OBJECTIVE :: It is required that the lines from the top of the listing through the line with "Chart.register(...registerables);" be reproduced exactly, excluding pictures.

DATA SHOWN ::
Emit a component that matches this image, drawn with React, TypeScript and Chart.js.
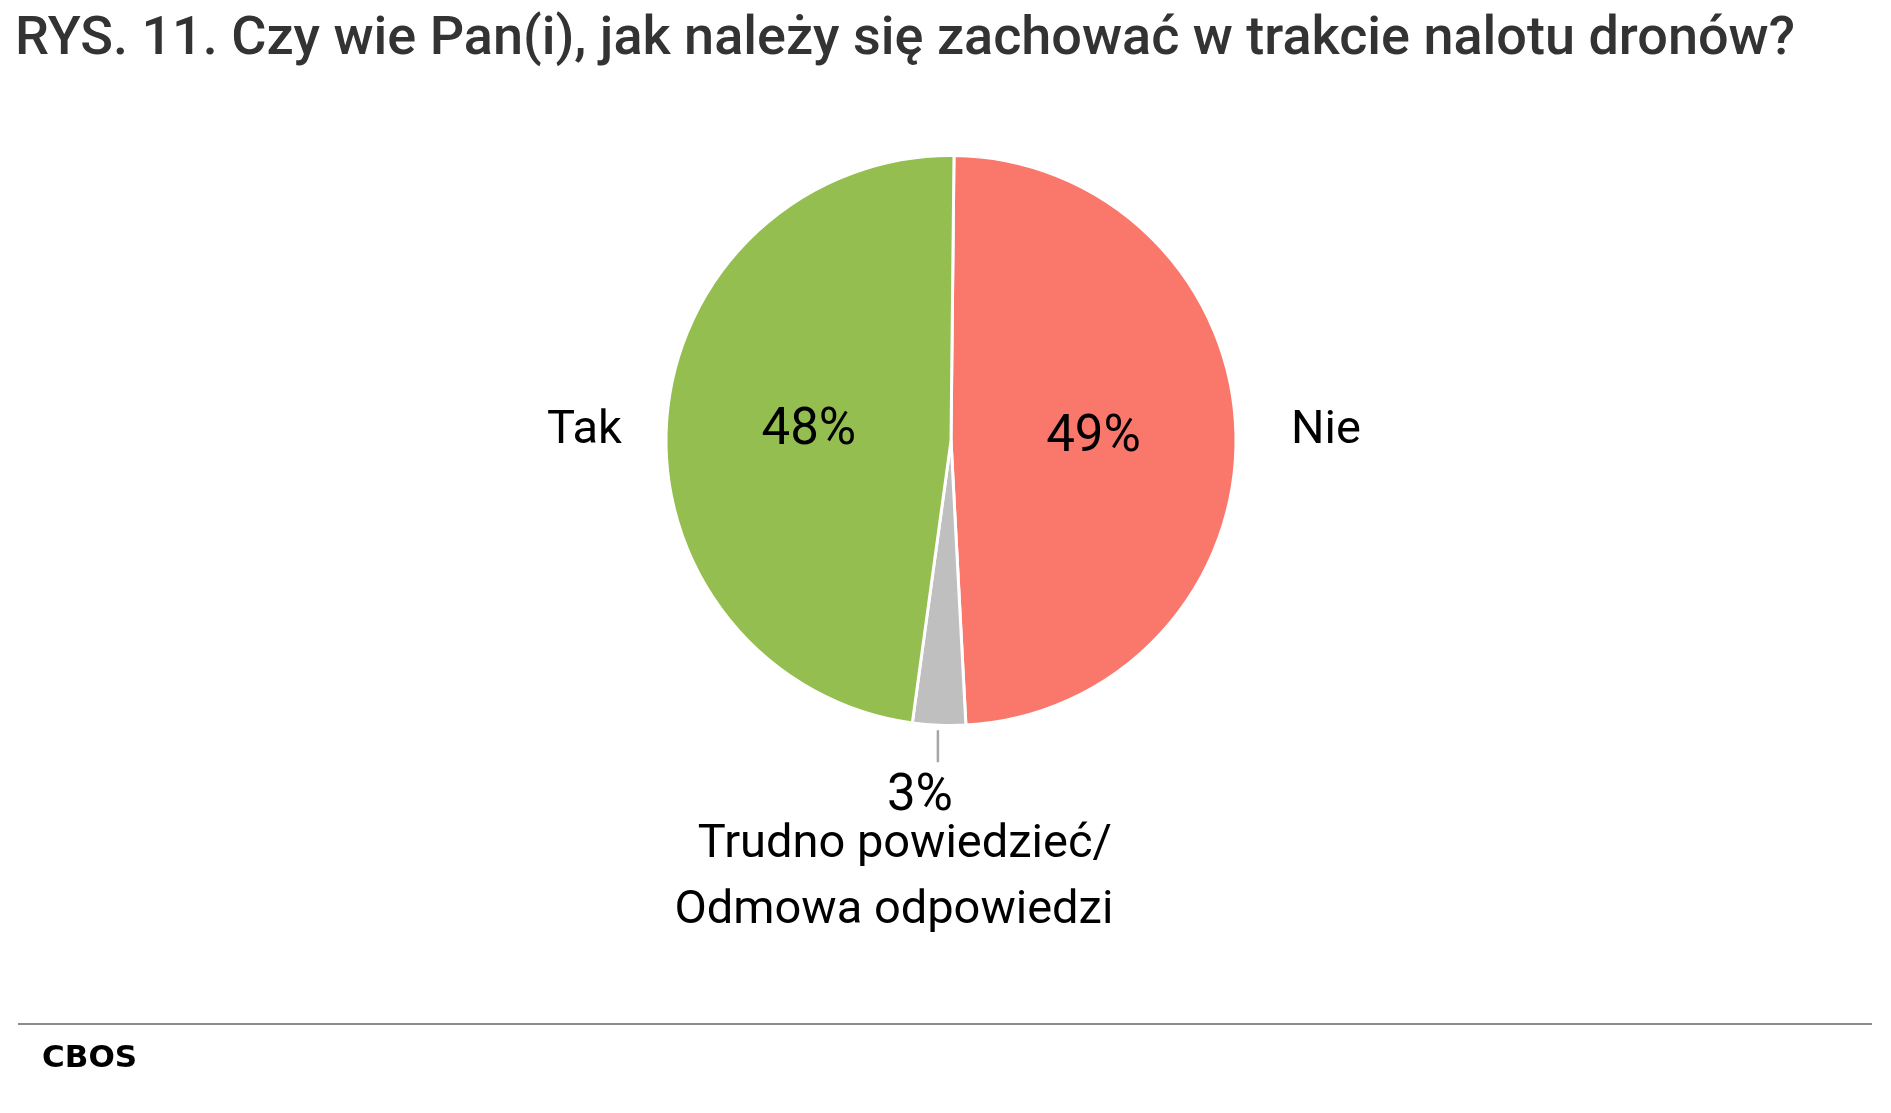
import { useEffect, useRef } from "react";
import { Chart, registerables } from "chart.js";

Chart.register(...registerables);

const TITLE = "RYS. 11. Czy wie Pan(i), jak należy się zachować w trakcie nalotu dronów?";
const SOURCE = "CBOS";

const categories = ["Nie", "Trudno powiedzieć/\nOdmowa odpowiedzi", "Tak"];
const values = [49, 3, 48];
const sliceColors = ["#FA776C", "#BFBFBF", "#94BE50"];
// which slice gets the leader line + label below the pie
const CALLOUT_IDX = 1;

const PCT_FONT = "51px Roboto";
const CAT_FONT = "47px Roboto";

const pieLabels = {
  id: "pieLabels",
  afterDatasetsDraw(chart: any) {
    const ctx = chart.ctx;
    const meta = chart.getDatasetMeta(0);
    ctx.save();
    ctx.fillStyle = "#000";

    meta.data.forEach((arc: any, i: number) => {
      const { x: cx, y: cy, outerRadius: r, startAngle, endAngle } = arc.getProps(
        ["x", "y", "outerRadius", "startAngle", "endAngle"],
        true
      );
      const mid = (startAngle + endAngle) / 2;
      const pct = `${values[i]}%`;
      const lines = categories[i].split("\n");

      if (i === CALLOUT_IDX) {
        const lx = cx + Math.cos(mid) * (r + 4);
        const ly = cy + Math.sin(mid) * (r + 4);
        ctx.strokeStyle = "#A6A6A6";
        ctx.lineWidth = 2.5;
        ctx.beginPath();
        ctx.moveTo(lx - 1, ly + 1);
        ctx.lineTo(lx - 1, ly + 33);
        ctx.stroke();

        ctx.textAlign = "center";
        ctx.textBaseline = "alphabetic";
        ctx.font = PCT_FONT;
        ctx.fillText(pct, lx - 19, ly + 81);
        ctx.font = CAT_FONT;
        ctx.fillText(lines[0], lx - 34, ly + 128);
        ctx.fillText(lines[1], lx - 45, ly + 194);
        return;
      }

      // percentage inside the slice
      const c = arc.getCenterPoint();
      ctx.font = PCT_FONT;
      ctx.textAlign = "center";
      ctx.textBaseline = "middle";
      ctx.fillText(pct, c.x, c.y + 1);

      // category name beside the pie
      const right = Math.cos(mid) >= 0;
      const ox = cx + Math.cos(mid) * (r + (right ? 55 : 45));
      ctx.font = CAT_FONT;
      ctx.textAlign = right ? "left" : "right";
      ctx.textBaseline = "alphabetic";
      ctx.fillText(lines[0], ox, cy + 2);
    });
    ctx.restore();
  },
};

function PieChart() {
  const canvasRef = useRef<HTMLCanvasElement>(null);

  useEffect(() => {
    if (!canvasRef.current) return;
    const chart = new Chart(canvasRef.current, {
      type: "pie",
      data: {
        labels: categories,
        datasets: [
          {
            data: values,
            backgroundColor: sliceColors,
            borderColor: "#ffffff",
            borderWidth: 3,
          },
        ],
      },
      options: {
        responsive: false,
        animation: false,
        rotation: 0.6,
        layout: {
          padding: { left: 598, right: 587, top: 154, bottom: 386 },
        },
        plugins: {
          legend: { display: false },
          tooltip: { enabled: false },
        },
      },
      plugins: [pieLabels],
    });
    return () => chart.destroy();
  }, []);

  return (
    <canvas
      ref={canvasRef}
      width={1891}
      height={1113}
      style={{ position: "absolute", left: 0, top: 0, width: 1891, height: 1113 }}
    />
  );
}

export default function App() {
  useEffect(() => {
    document.body.style.margin = "0";
  }, []);

  return (
    <div
      style={{
        position: "relative",
        width: 1891,
        height: 1113,
        background: "#fff",
        overflow: "hidden",
      }}
    >
      <PieChart />
      <div
        style={{
          position: "absolute",
          left: 15,
          top: 9,
          fontFamily: "Roboto",
          fontWeight: 500,
          fontSize: 54,
          lineHeight: "54px",
          color: "#333333",
          whiteSpace: "nowrap",
        }}
      >
        {TITLE}
      </div>
      <div
        style={{
          position: "absolute",
          left: 18,
          top: 1023,
          width: 1854,
          height: 2,
          background: "#8C8C8C",
        }}
      />
      <div
        style={{
          position: "absolute",
          left: 42,
          top: 1041,
          fontFamily: "'DejaVu Sans'",
          fontWeight: 700,
          fontSize: 31,
          lineHeight: "31px",
          color: "#000",
        }}
      >
        {SOURCE}
      </div>
    </div>
  );
}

OUTPUT OF THE EXERCISE ::
Emit a component that matches this image, drawn with React, TypeScript and Chart.js.
import { useEffect, useRef } from "react";
import { Chart, registerables } from "chart.js";

Chart.register(...registerables);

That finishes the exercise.